| HN Mirror

Y	Hacker News new \| ask \| show \| jobs


	by JVerstry 3015 days ago
	I wouldn't be so sure. If data is partitioned on stock symbols, then there is already a grouping by subset happening at the partition level, which may considerably ease the job of aggregation (it depends on the number of symbols and it seems you have about 1500-1600). Considering there is a clustered index, it means values are saved "in order". Then, a page could easily have a min value = max value situation, and the saved count in meta-data would be valid (no need to scan all values in the page again).
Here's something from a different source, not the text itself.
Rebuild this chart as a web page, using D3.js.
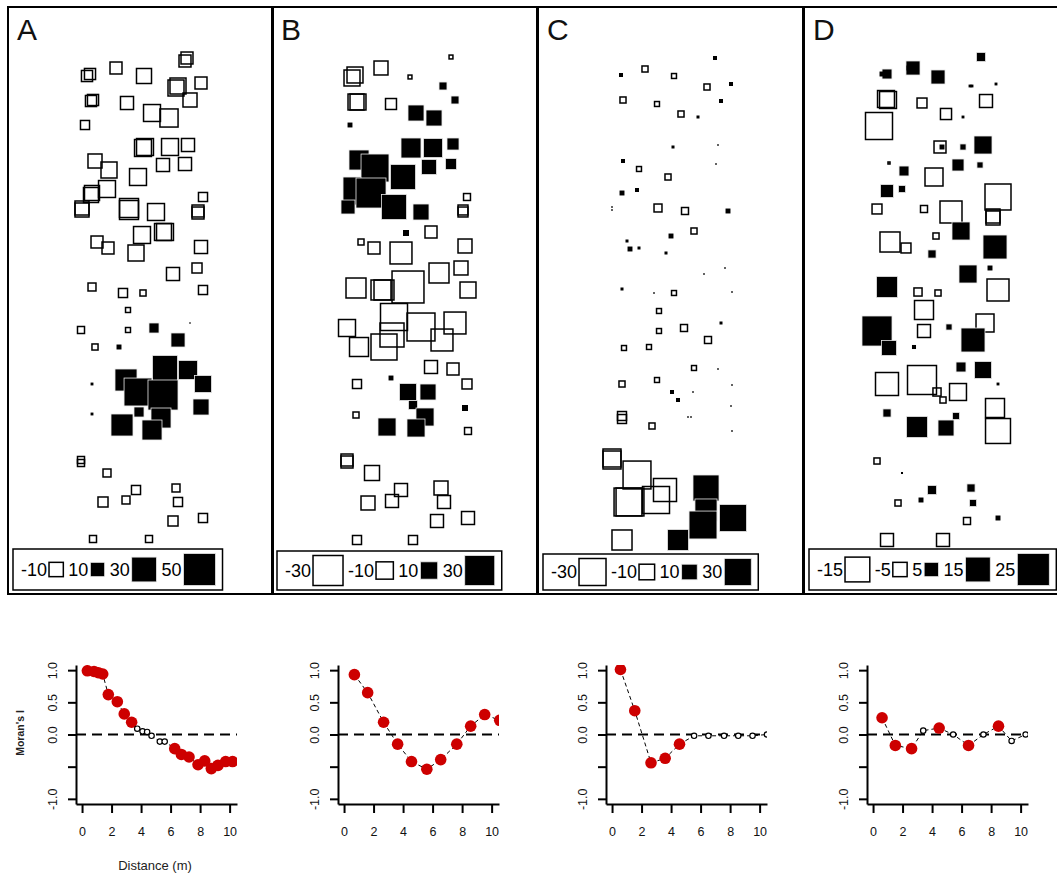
<!DOCTYPE html>
<html>
<head>
<meta charset="utf-8">
<script src="https://cdn.jsdelivr.net/npm/d3@7.9.0/dist/d3.min.js"></script>
<style>
  body { margin: 0; background: #fff; }
  svg { font-family: "Liberation Sans", Arial, sans-serif; }
</style>
</head>
<body>
<svg id="chart" width="1057" height="873"></svg>
<script>
// bubble maps: [x, y, residual] in field units, y counted from the top of the map
const residA = [[179,51,-7],[177,54,-7],[82,67,-6],[79,69,-6],[108,61,-7],[136,69,-11],[170,79,-12.5],[168,81,-12.5],[193,76,-7],[85,93,-6],[83,94,-6],[119,96,-8.3],[182,93,-9.6],[144,106,-14],[161,111,-16],[77,118,-4],[137,140,-14],[135,141,-14],[162,140,-14],[180,138,-8.3],[87,154,-9.6],[155,158,-8.3],[177,157,-8.3],[101,163,-12.5],[130,170,-14],[99,182,-14],[84,186,-11],[83,188,-11],[74,201,-9.6],[74,203,-9.6],[195,190,-4],[121,201,-17.6],[121,203,-17.6],[148,205,-14],[190,204,-7],[190,206,-7],[134,228,-14],[157,225,-14],[155,225,-14],[89,235,-7],[100,241,-7],[128,246,-12.5],[193,240,-8.3],[165,267,-8.3],[189,261,-4.9],[84,280,-3.1],[115,286,-4],[135,286,-1.8],[195,283,-4],[120,303,-1.2],[73,323,-2.4],[120,323,-1.2],[146,321,4.9],[182,316,0.1],[170,333,9.6],[87,340,-1.8],[111,340,1.2],[157,361,30.5],[180,363,17.6],[118,373,23.6],[84,377,0.4],[130,385,38],[155,388,44],[195,377,14],[193,400,12.5],[84,407,0.4],[131,405,4.9],[153,411,19.5],[114,418,23.6],[144,423,19.5],[73,453,-2.4],[73,456,-2.4],[99,466,-3.1],[128,483,-4],[118,493,-3.1],[95,495,-4.9],[168,481,-3.1],[170,495,-4],[165,514,-4.9],[195,511,-4],[85,532,-2.4],[141,532,-2.4]];

const residB = [[179,50,-0.5],[83,68,-8.5],[80,71,-8.5],[109,61,-6.5],[138,70,-0.5],[171,79,2.1],[183,93,2.1],[86,95,-8.5],[84,95,-8.5],[119,97,-4],[144,106,8.5],[162,111,8.5],[78,118,0.8],[139,141,13.3],[161,141,12],[181,137,4.8],[87,153,13.3],[85,184,26],[103,161,26],[131,170,20.8],[157,160,7.5],[179,157,4],[99,186,30],[76,200,6.5],[122,200,20.8],[149,205,8.5],[195,190,-1.6],[191,203,-3.3],[191,205,-3.3],[159,225,-4.8],[134,226,1.2],[89,235,-1.2],[102,241,-4.8],[129,246,-16],[193,239,-6.5],[189,261,-6.5],[167,266,-13.3],[84,281,-13.3],[112,283,-13.3],[109,283,-13.3],[136,280,-34],[196,283,-8.5],[122,310,-24.3],[149,320,-26],[183,316,-16],[75,321,-9.6],[87,340,-12],[112,340,-22.5],[120,328,-19.2],[170,333,-16],[159,360,-5.6],[181,362,-4.8],[85,377,-2.7],[119,371,0.8],[136,385,9.6],[156,385,8.5],[195,377,-3.3],[84,408,-1.2],[141,398,2.7],[153,410,10.8],[115,420,10.8],[144,421,10.8],[193,401,1.2],[196,424,-1.6],[75,453,-4.8],[75,455,-4.8],[100,466,-7.5],[129,483,-5.6],[120,494,-5.6],[96,496,-6.5],[169,481,-6.5],[172,495,-5.6],[165,514,-5.6],[196,511,-5.6],[85,533,-2.7],[141,533,-2.7]];

const residC = [[177,51,0.66],[83,68,0.66],[107,62,-1.5],[136,69,-1],[169,80,-1.5],[193,77,0.66],[85,93,-1.5],[119,97,-1],[143,107,-1.5],[160,110,0.37],[183,94,0.66],[135,140,0.37],[180,138,0.1],[85,154,0.66],[178,157,0.1],[101,162,-1],[130,170,-1.5],[84,186,1],[99,183,0.66],[74,200,0.1],[74,203,0.1],[120,201,-2.6],[147,204,-2],[190,204,1],[133,229,1],[156,224,-1.5],[89,234,0.37],[92,242,1],[101,241,0.37],[128,246,0.37],[166,267,0.1],[187,261,0.1],[84,282,0.37],[116,286,0.1],[136,286,-1],[194,285,0.1],[121,304,-1],[121,324,-1],[146,321,-2],[183,316,0.37],[170,333,-2],[86,341,-1],[111,340,-1],[156,361,-1],[180,362,0.1],[84,377,-1.5],[119,373,-1],[194,378,0.1],[134,385,0.66],[140,393,0.66],[155,385,0.1],[193,399,0.1],[84,409,-3.3],[84,412,-3.3],[114,419,-1.5],[150,410,0.1],[153,410,0.1],[194,424,0.1],[74,451,-13.3],[74,453,-13.3],[99,468,-32],[127,483,-21.8],[92,495,-32],[90,495,-32],[118,493,-30],[168,481,27.8],[168,503,20],[195,511,30],[165,518,32],[140,533,18],[84,533,-16.5]];

const residD = [[177,50,2],[83,67,2.4],[78,67,0.6],[109,61,4.8],[105,61,0.6],[134,70,4.8],[168,79,0.2],[166,79,0.2],[192,77,0.2],[84,93,-7],[82,92,-7],[118,96,-2.4],[142,107,-3],[159,110,0.2],[182,94,-4.1],[75,119,-17.8],[136,140,-3.5],[138,140,0.6],[159,140,0.9],[179,138,7.9],[85,156,-0.1],[154,158,3.5],[176,158,0.9],[100,164,2.4],[130,170,-7.9],[83,184,4.1],[98,182,1.2],[194,190,-16.5],[189,209,-4.8],[189,211,-4.8],[73,202,-2.4],[120,202,-1.2],[147,205,-11.8],[157,224,7.9],[86,235,-9.8],[102,241,-2.4],[132,229,-0.9],[128,247,1.6],[191,240,14],[164,267,7.9],[186,261,0.6],[83,280,10.8],[114,285,-1.6],[134,286,-0.9],[194,283,-11.8],[120,303,-8.8],[73,324,22],[85,341,5.5],[120,324,-4.1],[145,320,0.9],[181,316,-7.9],[169,333,14],[110,340,0.4],[157,360,2.4],[179,363,7],[194,377,0.2],[83,377,-12.9],[118,373,-20.5],[133,385,-1.6],[139,393,-0.9],[154,385,-7],[191,401,-8.8],[194,424,-15.2],[83,406,1.6],[113,420,10.8],[142,421,6.2],[152,409,1.2],[73,454,-0.9],[98,466,0.1],[128,483,2],[167,481,1.6],[117,493,0.6],[94,496,-0.9],[169,496,1.2],[163,514,-1.2],[194,511,0.6],[83,533,-4.1],[139,533,-4.1]];

// legend key values
const keysA = [-10, 10, 30, 50];
const keysB = [-30, -10, 10, 30];
const keysC = [-30, -10, 10, 30];
const keysD = [-15, -5, 5, 15, 25];

// correlograms: lag distance (m), Moran's I, significant?
const lagsA = [0.36,0.81,1.1,1.4,1.78,2.39,2.86,3.36,3.74,4.1,4.41,4.71,5.27,5.6,6.28,6.73,7.25,7.86,8.31,8.76,9.21,9.73,10.2];
const moranA = [0.99,0.98,0.96,0.94,0.62,0.51,0.32,0.19,0.09,0.05,0.04,-0.02,-0.11,-0.11,-0.22,-0.31,-0.35,-0.47,-0.41,-0.53,-0.48,-0.42,-0.42];
const sigA = [1,1,1,1,1,1,1,1,0,0,0,0,0,0,1,1,1,1,1,1,1,1,1];

const lagsB = [0.7,1.6,2.68,3.63,4.57,5.61,6.55,7.64,8.58,9.53,10.55];
const moranB = [0.93,0.65,0.19,-0.15,-0.42,-0.54,-0.39,-0.15,0.13,0.31,0.22];
const sigB = [1,1,1,1,1,1,1,1,1,1,1];

const lagsC = [0.57,1.54,2.64,3.6,4.57,5.56,6.53,7.59,8.55,9.52,10.5];
const moranC = [1.01,0.37,-0.44,-0.37,-0.15,-0.02,-0.02,-0.02,-0.02,-0.02,0];
const sigC = [1,1,1,1,1,0,0,0,0,0,0];

const lagsD = [0.61,1.51,2.61,3.4,4.48,5.43,6.47,7.48,8.5,9.39,10.34];
const moranD = [0.26,-0.17,-0.22,0.06,0.1,0.0,-0.17,0.0,0.13,-0.1,0.0];
const sigD = [1,1,1,0,1,0,1,0,1,0,0];

const svg = d3.select("#chart");

// ---- bubble maps
const mapW = 265, mapH = 587, mapTop = 7;
const fx = d3.scaleLinear().domain([0, 265]).range([0, mapW]);
const fy = d3.scaleLinear().domain([0, 587]).range([0, mapH]);

const maps = [
  { label: "A", left: 8,   pts: residA, keys: keysA, maxV: 50, maxS: 32 },
  { label: "B", left: 272, pts: residB, keys: keysB, maxV: 30, maxS: 30 },
  { label: "C", left: 538, pts: residC, keys: keysC, maxV: 30, maxS: 27 },
  { label: "D", left: 804, pts: residD, keys: keysD, maxV: 25, maxS: 32 }
];

function drawSquare(sel, s, v) {
  sel.attr("fill", v > 0 ? "#000" : "none")
    .attr("stroke", v > 0 ? (s > 6 ? "#e8e8e8" : "none") : "#000")
    .attr("stroke-width", v > 0 ? 0.8 : 1.5);
}

maps.forEach(m => {
  const g = svg.append("g").attr("transform", `translate(${m.left},${mapTop})`);
  const size = d3.scaleSqrt().domain([0, m.maxV]).range([0, m.maxS]);

  g.append("rect")
    .attr("width", mapW).attr("height", mapH)
    .attr("fill", "none").attr("stroke", "#000").attr("stroke-width", 2);

  g.append("text").text(m.label)
    .attr("x", 9).attr("y", 33)
    .attr("font-size", 30).attr("fill", "#111");

  g.selectAll("rect.pt").data(m.pts).join("rect")
    .attr("class", "pt")
    .each(function(d) {
      const s = size(Math.abs(d[2]));
      d3.select(this)
        .attr("x", fx(d[0]) - s / 2).attr("y", fy(d[1]) - s / 2)
        .attr("width", s).attr("height", s)
        .call(drawSquare, s, d[2]);
    });

  // legend
  const lg = g.append("g");
  const boxH = m.maxS + 9, boxBottom = 583;
  const mid = boxBottom - boxH / 2;
  const box = lg.append("rect");
  let cx = 13;
  m.keys.forEach(k => {
    const t = lg.append("text").text(String(k))
      .attr("x", cx).attr("y", mid).attr("dy", "0.35em")
      .attr("font-size", 18).attr("fill", "#000");
    cx += t.node().getComputedTextLength() + 2;
    const s = size(Math.abs(k));
    lg.append("rect")
      .attr("x", cx).attr("y", mid - s / 2)
      .attr("width", s).attr("height", s)
      .call(drawSquare, s, k);
    cx += s + 5;
  });
  box.attr("x", 5).attr("y", boxBottom - boxH)
    .attr("width", cx - 3).attr("height", boxH)
    .attr("fill", "#fff").attr("stroke", "#000").attr("stroke-width", 1.5);
});

// ---- correlograms
const plotTop = 665, plotBottom = 804, plotW = 161;
const cy = d3.scaleLinear().domain([-1.08, 1.08]).range([plotBottom, plotTop]);

const corrs = [
  { left: 76,  lags: lagsA, moran: moranA, sig: sigA },
  { left: 338, lags: lagsB, moran: moranB, sig: sigB },
  { left: 606, lags: lagsC, moran: moranC, sig: sigC },
  { left: 867, lags: lagsD, moran: moranD, sig: sigD }
];

const fontFam = "Liberation Sans, Arial, sans-serif";

corrs.forEach((c, i) => {
  const cx = d3.scaleLinear().domain([-0.41, 10.5]).range([c.left, c.left + plotW]);
  const pts = c.lags.map((l, j) => ({ x: l, y: c.moran[j], sig: c.sig[j] }));

  svg.append("clipPath").attr("id", "clip" + i)
    .append("rect").attr("x", c.left).attr("y", plotTop)
    .attr("width", plotW).attr("height", plotBottom - plotTop);

  const xa = svg.append("g")
    .attr("transform", `translate(0,${plotBottom})`)
    .call(d3.axisBottom(cx).tickValues([0, 2, 4, 6, 8, 10])
      .tickSize(9).tickSizeOuter(0).tickPadding(14));
  const ya = svg.append("g")
    .attr("transform", `translate(${c.left},0)`)
    .call(d3.axisLeft(cy).tickValues([-1, -0.5, 0, 0.5, 1])
      .tickSize(8).tickSizeOuter(0)
      .tickFormat(d => d === -0.5 ? "" : d.toFixed(1)));

  [xa, ya].forEach(a => {
    a.attr("font-family", fontFam).attr("font-size", 12.5);
    a.select(".domain").attr("stroke-width", 2);
    a.selectAll(".tick line").attr("stroke-width", 2);
    a.selectAll(".tick text").attr("fill", "#111");
  });
  ya.selectAll(".tick text")
    .attr("x", null).attr("dy", null)
    .attr("text-anchor", "middle")
    .attr("transform", "translate(-19,0) rotate(-90)");

  svg.append("line")
    .attr("x1", c.left).attr("x2", c.left + plotW)
    .attr("y1", cy(0)).attr("y2", cy(0))
    .attr("stroke", "#000").attr("stroke-width", 2)
    .attr("stroke-dasharray", "10,6");

  const pg = svg.append("g").attr("clip-path", `url(#clip${i})`);
  pg.append("path")
    .datum(pts)
    .attr("d", d3.line().x(d => cx(d.x)).y(d => cy(d.y)))
    .attr("fill", "none").attr("stroke", "#000")
    .attr("stroke-width", 1).attr("stroke-dasharray", "4,3");

  pg.selectAll("circle").data(pts).join("circle")
    .attr("cx", d => cx(d.x)).attr("cy", d => cy(d.y))
    .attr("r", d => d.sig ? 5.8 : 2.7)
    .attr("fill", d => d.sig ? "#cd0000" : "#fff")
    .attr("stroke", d => d.sig ? "none" : "#000")
    .attr("stroke-width", 1.2);
});

svg.append("text")
  .attr("transform", "translate(24,733) rotate(-90)")
  .attr("text-anchor", "middle")
  .attr("font-size", 10.5).attr("font-weight", "bold").attr("fill", "#222")
  .text("Moran's I");

svg.append("text")
  .attr("x", 155).attr("y", 870)
  .attr("text-anchor", "middle")
  .attr("font-size", 13).attr("fill", "#222")
  .text("Distance (m)");
</script>
</body>
</html>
Should the index use a dictionary, then one only has to count the number of items in the corresponding entry without scanning the rows. Such information is stored in the index, not in the rows. I have no doubt about one's intention. It's just that I think we could do better to support the claim. If your where clause contained something like (shares mod 3) = 0, then I would be pretty sure all rows would be scanned, because such information is not aggregated at the page level. If possible, I would also check the execution plan for any incongruent values.

1 comments

nikita 3015 days ago

That’s right: partitioning on stock symbol allows to push down LIMIT 10 to each partition, however in this case with 1500 stock symbols it doesn’t buy us much. It’s actually possible to compute a full group by (without a limit) by on every partition and merge them at the end. Merging 1500 groups is computationally trivial.

Yes, shared mod 3 or other predicate would make it impossilbe to run this query in O(metadata). It would of course burn more instructions so we would have to have a bigger cluster to hit a trillion a second as well as have a complex explanation in the blog post why this matters.